[Charts and diagrams as code]
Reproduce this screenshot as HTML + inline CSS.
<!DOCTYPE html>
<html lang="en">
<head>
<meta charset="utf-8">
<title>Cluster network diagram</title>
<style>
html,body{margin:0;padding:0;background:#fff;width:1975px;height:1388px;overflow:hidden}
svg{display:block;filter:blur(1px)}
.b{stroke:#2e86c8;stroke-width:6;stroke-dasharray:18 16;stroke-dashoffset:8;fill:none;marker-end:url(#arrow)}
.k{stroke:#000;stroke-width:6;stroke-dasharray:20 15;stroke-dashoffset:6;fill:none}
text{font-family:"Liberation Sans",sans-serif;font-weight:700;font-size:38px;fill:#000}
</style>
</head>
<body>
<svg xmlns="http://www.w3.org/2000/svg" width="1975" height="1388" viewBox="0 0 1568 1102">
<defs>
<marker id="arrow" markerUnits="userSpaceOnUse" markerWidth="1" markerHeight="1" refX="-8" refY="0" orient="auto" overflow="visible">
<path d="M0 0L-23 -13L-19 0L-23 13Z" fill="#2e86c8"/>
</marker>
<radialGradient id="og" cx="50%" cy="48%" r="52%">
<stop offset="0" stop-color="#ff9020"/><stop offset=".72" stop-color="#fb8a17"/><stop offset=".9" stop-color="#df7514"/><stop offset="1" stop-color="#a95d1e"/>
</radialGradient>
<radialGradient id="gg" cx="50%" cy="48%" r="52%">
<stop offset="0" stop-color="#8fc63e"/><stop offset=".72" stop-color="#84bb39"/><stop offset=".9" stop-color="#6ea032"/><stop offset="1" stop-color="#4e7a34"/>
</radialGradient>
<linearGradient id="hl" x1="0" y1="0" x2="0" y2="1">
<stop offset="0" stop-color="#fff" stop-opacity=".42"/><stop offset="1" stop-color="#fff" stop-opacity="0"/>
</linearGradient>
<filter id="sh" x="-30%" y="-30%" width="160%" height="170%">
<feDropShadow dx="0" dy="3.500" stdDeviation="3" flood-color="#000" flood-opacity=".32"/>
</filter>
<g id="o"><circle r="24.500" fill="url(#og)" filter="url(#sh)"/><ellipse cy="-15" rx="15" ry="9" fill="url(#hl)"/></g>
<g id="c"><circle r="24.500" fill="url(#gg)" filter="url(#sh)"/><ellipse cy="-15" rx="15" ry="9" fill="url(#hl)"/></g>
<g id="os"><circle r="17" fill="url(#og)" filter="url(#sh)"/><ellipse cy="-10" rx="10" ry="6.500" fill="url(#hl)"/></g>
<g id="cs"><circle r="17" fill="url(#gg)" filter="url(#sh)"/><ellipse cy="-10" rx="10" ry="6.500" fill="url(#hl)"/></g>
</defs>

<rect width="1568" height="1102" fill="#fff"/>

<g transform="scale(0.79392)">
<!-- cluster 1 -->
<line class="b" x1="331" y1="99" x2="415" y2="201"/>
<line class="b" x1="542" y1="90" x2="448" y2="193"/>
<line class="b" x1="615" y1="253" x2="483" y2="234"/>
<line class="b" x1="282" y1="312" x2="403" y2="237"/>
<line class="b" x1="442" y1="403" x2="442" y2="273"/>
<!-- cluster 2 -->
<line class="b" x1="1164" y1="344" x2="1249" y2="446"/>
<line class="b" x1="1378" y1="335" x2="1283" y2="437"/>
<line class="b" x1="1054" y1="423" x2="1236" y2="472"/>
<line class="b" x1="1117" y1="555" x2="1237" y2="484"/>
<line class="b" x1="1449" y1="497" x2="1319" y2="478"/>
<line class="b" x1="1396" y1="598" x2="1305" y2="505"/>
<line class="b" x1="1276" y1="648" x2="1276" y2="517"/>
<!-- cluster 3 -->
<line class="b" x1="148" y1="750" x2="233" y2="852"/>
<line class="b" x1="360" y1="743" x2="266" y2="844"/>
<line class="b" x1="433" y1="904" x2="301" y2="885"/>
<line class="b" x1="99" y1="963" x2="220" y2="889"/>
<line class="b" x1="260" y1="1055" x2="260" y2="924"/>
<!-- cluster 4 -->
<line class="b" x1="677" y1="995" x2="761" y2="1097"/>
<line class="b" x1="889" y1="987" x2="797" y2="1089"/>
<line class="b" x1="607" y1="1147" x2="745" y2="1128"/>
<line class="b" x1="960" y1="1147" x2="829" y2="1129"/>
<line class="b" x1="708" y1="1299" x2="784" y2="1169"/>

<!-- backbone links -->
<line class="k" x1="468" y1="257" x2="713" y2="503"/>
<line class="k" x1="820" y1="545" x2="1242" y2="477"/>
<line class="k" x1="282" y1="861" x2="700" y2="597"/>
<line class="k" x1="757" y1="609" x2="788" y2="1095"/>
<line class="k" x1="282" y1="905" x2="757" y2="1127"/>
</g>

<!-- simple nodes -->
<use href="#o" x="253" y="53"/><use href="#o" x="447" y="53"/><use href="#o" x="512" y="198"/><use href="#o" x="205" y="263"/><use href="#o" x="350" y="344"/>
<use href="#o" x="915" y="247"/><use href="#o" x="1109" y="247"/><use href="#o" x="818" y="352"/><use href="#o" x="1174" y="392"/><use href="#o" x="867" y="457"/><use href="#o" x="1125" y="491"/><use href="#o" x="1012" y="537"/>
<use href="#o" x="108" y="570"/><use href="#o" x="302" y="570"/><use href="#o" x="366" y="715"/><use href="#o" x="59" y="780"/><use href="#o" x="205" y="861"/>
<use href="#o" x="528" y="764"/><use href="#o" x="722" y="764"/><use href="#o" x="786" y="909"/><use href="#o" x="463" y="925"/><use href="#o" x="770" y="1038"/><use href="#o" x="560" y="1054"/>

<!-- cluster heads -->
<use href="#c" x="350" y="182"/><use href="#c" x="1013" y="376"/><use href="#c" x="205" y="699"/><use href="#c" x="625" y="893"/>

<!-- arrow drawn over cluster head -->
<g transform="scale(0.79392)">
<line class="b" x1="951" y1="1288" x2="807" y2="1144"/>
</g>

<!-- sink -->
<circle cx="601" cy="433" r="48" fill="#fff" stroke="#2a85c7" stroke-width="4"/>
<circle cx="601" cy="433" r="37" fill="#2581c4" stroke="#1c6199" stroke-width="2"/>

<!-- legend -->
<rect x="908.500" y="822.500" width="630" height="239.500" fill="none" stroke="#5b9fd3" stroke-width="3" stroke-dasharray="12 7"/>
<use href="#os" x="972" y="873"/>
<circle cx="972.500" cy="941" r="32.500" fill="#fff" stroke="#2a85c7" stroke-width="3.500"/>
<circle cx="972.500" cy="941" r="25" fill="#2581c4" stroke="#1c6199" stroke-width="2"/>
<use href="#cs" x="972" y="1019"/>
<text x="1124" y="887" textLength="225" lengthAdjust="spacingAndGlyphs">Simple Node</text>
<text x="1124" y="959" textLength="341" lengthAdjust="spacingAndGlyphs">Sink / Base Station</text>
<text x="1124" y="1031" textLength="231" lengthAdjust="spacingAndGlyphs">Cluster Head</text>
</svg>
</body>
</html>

--

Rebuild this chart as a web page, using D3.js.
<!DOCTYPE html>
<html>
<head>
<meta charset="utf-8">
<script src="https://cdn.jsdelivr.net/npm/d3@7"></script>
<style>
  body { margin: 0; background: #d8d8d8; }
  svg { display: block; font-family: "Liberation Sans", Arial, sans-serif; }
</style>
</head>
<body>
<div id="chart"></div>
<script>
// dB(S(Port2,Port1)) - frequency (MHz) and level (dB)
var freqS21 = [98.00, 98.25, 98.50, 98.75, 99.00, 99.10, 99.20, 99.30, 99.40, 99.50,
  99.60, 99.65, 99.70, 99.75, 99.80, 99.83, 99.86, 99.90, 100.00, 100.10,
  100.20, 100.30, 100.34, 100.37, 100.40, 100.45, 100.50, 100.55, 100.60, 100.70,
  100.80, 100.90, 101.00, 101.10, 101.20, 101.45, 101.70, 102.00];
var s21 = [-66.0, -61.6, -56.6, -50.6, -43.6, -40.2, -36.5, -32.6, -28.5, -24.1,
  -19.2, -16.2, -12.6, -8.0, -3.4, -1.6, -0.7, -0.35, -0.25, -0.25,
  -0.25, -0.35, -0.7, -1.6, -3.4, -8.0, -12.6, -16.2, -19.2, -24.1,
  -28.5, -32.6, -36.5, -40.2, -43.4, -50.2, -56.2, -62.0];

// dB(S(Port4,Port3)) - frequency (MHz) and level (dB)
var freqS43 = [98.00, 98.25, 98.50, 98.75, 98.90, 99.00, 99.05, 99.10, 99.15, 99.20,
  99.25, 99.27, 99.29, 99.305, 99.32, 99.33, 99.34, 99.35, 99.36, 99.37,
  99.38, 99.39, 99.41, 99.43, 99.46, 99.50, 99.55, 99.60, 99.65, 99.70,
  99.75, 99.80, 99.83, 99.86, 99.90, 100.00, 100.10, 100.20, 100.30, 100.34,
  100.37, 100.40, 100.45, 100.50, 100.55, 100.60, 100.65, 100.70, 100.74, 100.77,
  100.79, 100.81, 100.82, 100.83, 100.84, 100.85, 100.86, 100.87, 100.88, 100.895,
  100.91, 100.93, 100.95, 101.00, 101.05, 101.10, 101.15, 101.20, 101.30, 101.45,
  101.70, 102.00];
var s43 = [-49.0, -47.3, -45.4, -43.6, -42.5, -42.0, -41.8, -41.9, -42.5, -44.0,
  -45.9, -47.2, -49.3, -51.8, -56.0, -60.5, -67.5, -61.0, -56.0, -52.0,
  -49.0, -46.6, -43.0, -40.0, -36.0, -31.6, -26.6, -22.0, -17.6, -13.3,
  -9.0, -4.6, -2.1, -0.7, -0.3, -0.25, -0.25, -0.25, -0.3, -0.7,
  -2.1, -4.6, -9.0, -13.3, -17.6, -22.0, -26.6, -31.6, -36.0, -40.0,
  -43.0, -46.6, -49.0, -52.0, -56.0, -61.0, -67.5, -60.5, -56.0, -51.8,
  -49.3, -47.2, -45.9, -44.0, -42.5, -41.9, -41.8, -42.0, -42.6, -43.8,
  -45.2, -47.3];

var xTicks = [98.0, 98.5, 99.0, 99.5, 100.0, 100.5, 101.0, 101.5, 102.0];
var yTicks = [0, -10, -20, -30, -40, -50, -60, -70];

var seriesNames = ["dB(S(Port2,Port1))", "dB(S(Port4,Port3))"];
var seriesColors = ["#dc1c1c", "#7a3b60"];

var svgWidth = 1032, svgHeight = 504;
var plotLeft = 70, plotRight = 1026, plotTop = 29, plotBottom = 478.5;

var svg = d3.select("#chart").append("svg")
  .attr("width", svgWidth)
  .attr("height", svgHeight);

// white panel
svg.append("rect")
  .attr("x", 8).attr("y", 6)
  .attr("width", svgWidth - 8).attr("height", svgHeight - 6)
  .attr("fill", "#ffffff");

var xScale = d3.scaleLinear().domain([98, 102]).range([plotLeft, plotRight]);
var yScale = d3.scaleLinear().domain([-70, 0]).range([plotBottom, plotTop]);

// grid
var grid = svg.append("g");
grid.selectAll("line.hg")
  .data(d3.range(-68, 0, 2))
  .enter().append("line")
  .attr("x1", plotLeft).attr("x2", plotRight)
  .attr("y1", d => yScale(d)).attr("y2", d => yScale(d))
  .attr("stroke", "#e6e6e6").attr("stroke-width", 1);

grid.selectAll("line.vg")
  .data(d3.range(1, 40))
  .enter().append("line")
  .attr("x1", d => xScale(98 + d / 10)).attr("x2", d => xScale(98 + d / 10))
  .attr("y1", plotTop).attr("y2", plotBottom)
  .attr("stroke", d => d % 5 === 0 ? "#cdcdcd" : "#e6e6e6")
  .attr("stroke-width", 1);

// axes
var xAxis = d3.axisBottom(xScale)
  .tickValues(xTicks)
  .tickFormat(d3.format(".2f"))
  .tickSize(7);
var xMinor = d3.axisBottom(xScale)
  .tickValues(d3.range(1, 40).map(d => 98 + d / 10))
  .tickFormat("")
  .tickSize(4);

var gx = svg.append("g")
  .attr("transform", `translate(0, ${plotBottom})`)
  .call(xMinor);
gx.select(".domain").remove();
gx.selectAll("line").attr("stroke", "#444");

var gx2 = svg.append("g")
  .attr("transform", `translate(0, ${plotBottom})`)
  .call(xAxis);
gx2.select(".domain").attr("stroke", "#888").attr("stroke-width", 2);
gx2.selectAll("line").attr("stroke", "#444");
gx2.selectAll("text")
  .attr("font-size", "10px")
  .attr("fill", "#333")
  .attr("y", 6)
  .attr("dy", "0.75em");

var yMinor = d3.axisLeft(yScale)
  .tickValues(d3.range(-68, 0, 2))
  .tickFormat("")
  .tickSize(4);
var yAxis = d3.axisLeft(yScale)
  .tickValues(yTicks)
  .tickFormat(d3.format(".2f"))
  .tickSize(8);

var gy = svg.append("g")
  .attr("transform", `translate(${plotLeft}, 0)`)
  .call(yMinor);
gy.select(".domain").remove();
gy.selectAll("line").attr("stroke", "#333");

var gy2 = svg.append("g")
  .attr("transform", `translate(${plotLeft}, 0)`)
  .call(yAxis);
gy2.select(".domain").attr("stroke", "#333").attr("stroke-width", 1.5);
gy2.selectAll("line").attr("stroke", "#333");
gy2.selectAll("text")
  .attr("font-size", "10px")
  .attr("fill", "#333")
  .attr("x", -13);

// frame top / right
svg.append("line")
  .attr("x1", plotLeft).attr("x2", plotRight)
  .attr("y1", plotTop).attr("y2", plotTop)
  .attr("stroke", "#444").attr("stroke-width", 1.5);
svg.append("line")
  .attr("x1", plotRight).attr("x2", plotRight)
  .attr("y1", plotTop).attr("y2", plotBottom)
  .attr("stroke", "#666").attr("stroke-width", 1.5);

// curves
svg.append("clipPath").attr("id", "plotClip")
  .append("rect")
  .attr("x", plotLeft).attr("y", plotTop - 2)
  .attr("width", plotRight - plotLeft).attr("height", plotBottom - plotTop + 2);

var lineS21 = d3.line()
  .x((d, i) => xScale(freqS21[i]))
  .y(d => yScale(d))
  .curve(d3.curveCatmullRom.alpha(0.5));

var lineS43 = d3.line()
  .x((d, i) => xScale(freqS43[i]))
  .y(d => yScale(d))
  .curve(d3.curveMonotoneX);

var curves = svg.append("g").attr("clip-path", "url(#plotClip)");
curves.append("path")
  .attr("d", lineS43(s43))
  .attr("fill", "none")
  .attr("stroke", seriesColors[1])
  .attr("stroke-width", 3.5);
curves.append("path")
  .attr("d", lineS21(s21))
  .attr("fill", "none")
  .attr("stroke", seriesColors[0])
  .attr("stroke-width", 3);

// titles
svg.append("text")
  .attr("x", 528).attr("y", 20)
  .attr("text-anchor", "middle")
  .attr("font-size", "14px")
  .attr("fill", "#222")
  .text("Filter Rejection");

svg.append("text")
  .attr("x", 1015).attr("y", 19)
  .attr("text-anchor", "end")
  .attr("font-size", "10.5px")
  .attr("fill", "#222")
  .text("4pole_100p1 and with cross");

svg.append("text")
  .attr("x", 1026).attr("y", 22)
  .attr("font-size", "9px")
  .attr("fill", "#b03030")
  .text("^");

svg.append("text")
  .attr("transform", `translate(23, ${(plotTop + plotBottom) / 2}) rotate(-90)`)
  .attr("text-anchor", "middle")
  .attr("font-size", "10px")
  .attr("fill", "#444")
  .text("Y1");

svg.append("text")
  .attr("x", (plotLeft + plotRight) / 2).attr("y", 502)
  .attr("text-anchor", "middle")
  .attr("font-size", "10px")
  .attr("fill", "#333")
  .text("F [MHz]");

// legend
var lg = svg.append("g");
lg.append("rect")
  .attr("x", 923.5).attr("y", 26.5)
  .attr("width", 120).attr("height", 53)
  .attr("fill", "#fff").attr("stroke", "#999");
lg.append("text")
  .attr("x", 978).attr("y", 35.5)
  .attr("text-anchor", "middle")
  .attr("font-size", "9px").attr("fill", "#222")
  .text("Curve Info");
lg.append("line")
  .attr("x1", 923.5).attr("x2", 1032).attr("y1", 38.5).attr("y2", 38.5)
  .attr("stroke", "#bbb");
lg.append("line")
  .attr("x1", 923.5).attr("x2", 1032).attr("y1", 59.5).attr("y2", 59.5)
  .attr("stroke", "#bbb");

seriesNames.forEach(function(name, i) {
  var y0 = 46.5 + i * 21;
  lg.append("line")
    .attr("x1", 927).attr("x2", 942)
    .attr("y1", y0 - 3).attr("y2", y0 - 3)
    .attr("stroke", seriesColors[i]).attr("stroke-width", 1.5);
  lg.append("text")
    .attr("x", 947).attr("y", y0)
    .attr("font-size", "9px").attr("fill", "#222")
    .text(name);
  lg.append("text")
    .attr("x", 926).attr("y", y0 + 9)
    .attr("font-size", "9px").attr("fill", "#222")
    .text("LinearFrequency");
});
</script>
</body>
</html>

WHAT IS NEEDED: Your task is to retype the entries verbatim, starting with the line that holds "Rebuild this chart" and stopping after the line that holds "-28.5, -32.6, -36.5, -40.2, -43.4, -50.2, -56.2, -62.0];".

RESULT:
Rebuild this chart as a web page, using D3.js.
<!DOCTYPE html>
<html>
<head>
<meta charset="utf-8">
<script src="https://cdn.jsdelivr.net/npm/d3@7"></script>
<style>
  body { margin: 0; background: #d8d8d8; }
  svg { display: block; font-family: "Liberation Sans", Arial, sans-serif; }
</style>
</head>
<body>
<div id="chart"></div>
<script>
// dB(S(Port2,Port1)) - frequency (MHz) and level (dB)
var freqS21 = [98.00, 98.25, 98.50, 98.75, 99.00, 99.10, 99.20, 99.30, 99.40, 99.50,
  99.60, 99.65, 99.70, 99.75, 99.80, 99.83, 99.86, 99.90, 100.00, 100.10,
  100.20, 100.30, 100.34, 100.37, 100.40, 100.45, 100.50, 100.55, 100.60, 100.70,
  100.80, 100.90, 101.00, 101.10, 101.20, 101.45, 101.70, 102.00];
var s21 = [-66.0, -61.6, -56.6, -50.6, -43.6, -40.2, -36.5, -32.6, -28.5, -24.1,
  -19.2, -16.2, -12.6, -8.0, -3.4, -1.6, -0.7, -0.35, -0.25, -0.25,
  -0.25, -0.35, -0.7, -1.6, -3.4, -8.0, -12.6, -16.2, -19.2, -24.1,
  -28.5, -32.6, -36.5, -40.2, -43.4, -50.2, -56.2, -62.0];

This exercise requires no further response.